Urban fringe farmers have experienced decades of rising land values. Some farmers were tempted to increase their borrowing based on the value of their land rather than farm profits. Those farmers who did not raise sales per acre, improve marketing efficiency, and increase repayment ability, became known as “equity farmers.” Their farmland assets, appreciating faster than the farm was losing money, masked underlying problems…for a while. When land use policies changed, like down-zoning or regulatory takings, and reduced their equity value, their debt-to-equity ratio became excessive and the farm was no longer financially viable. Inter-generational transfer of the farms was weakened by excessive debt. Further, the exit strategy of selling the farmland for alternative uses was often removed without compensation. Sound business practices are a requirement for sustainable urban fringe farming.

The Bottom Line

  • Excess debt and resource degradation are both implicated in unsustainable farming.
  • The public benefits and real costs of farming are not fully included in farm product prices at the present time. This is a hidden financial burden for urban fringe farms.
  • A debt-to-equity ratio can quickly help measure a farm’s ability to withstand adverse conditions and remain viable.
  • A farm with debt exceeding 60% of total capital is significantly less viable over the long term.
  • Debt adds risk to farms already operating with unpredictable risks from natural calamities, markets, and changing technology.
  • Successful farms operate with debt-to-equity ratios far lower than other business endeavors.
  • Indebted urban fringe farms have difficulty with inter-generational transfers.

What You Can Do

  • If you plan to enter farming, train for a good job first and save money to start your farm.
  • Farm part-time until you have sufficient equity to launch full-time farming.
  • Start acquiring used equipment before you buy a farm. Learn how to operate and repair it.
  • Operate on long-term leased farmland until you can afford your own.
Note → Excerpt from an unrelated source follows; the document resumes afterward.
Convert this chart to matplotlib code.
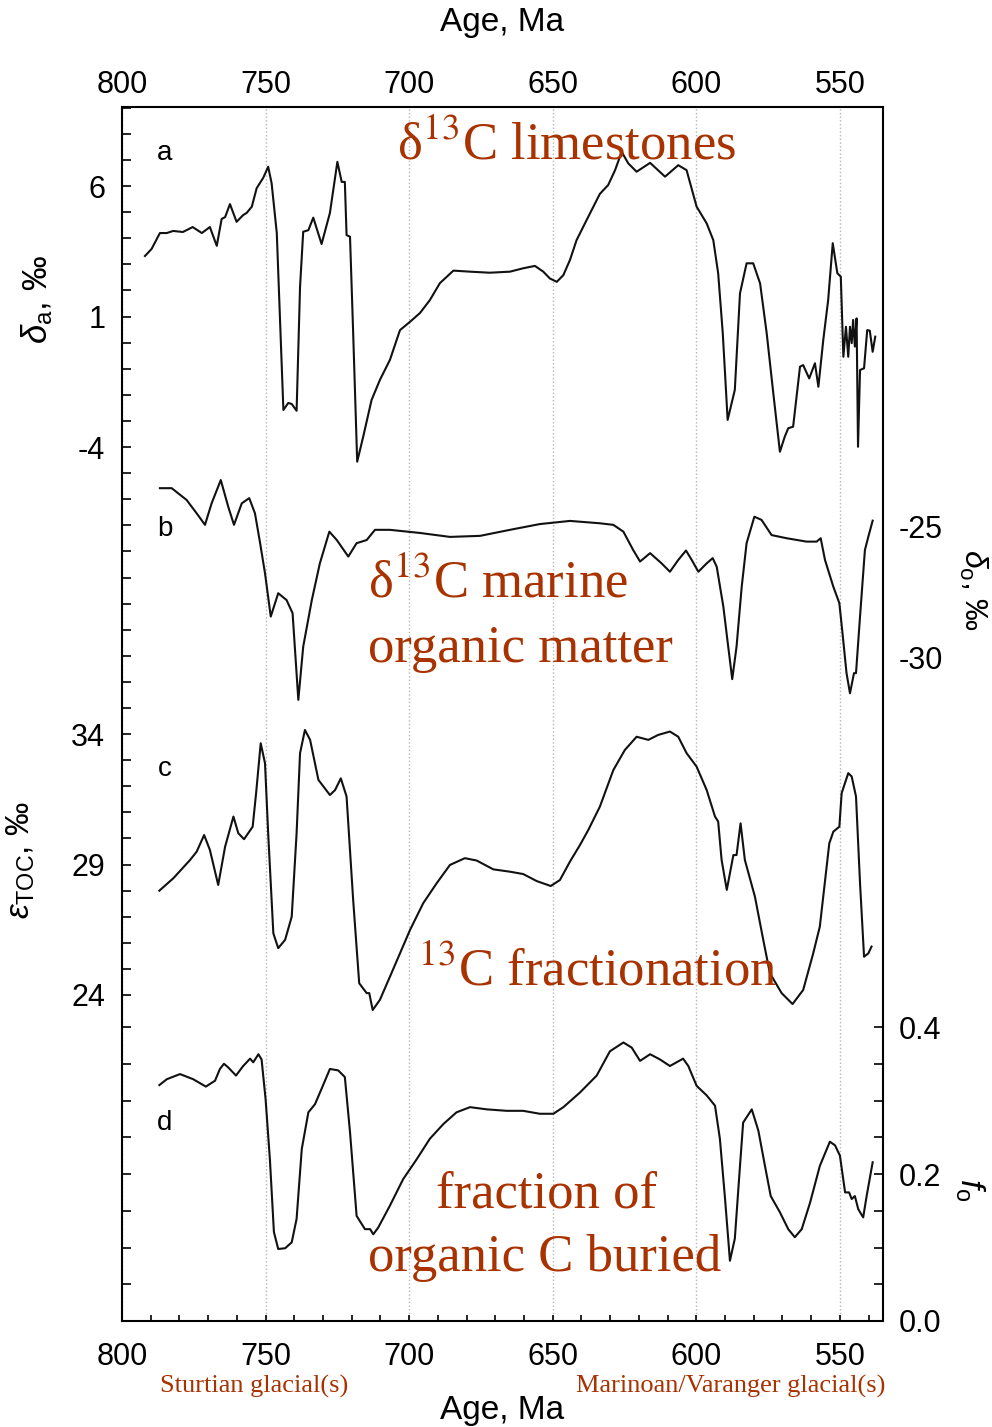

On rented land, a farmer can begin farming with as little as $25,000 to $80,000.
  • If you are an agriculture or land use professional, get involved with the policy need for “taking farmland equity off the table” as a cost barrier to entering urban fringe farming.
  • Avoid excess indebtedness. Adhere to conservative borrowing practices found on successful farms.
  • Farmers with the best balance sheet get the best loan terms. Keep the farm smaller until you have a proven record of positive net farm income.
  • Borrow for farm growth with longer loan maturities at fixed low rates.
  • Avoid short-term, variable rate loans to finance your farming operations. If you must, keep these loan amounts small.
  • Don’t buy (or inherit) mediocre farmland in a poor location. Exercise patience when acquiring land so that your farm will be as productive as possible. Consider soil, slope, micro-climate, irrigation access, and market access.
  • Once you own land, don’t farm-away your land equity. Borrow based on true repayment ability, not equity value.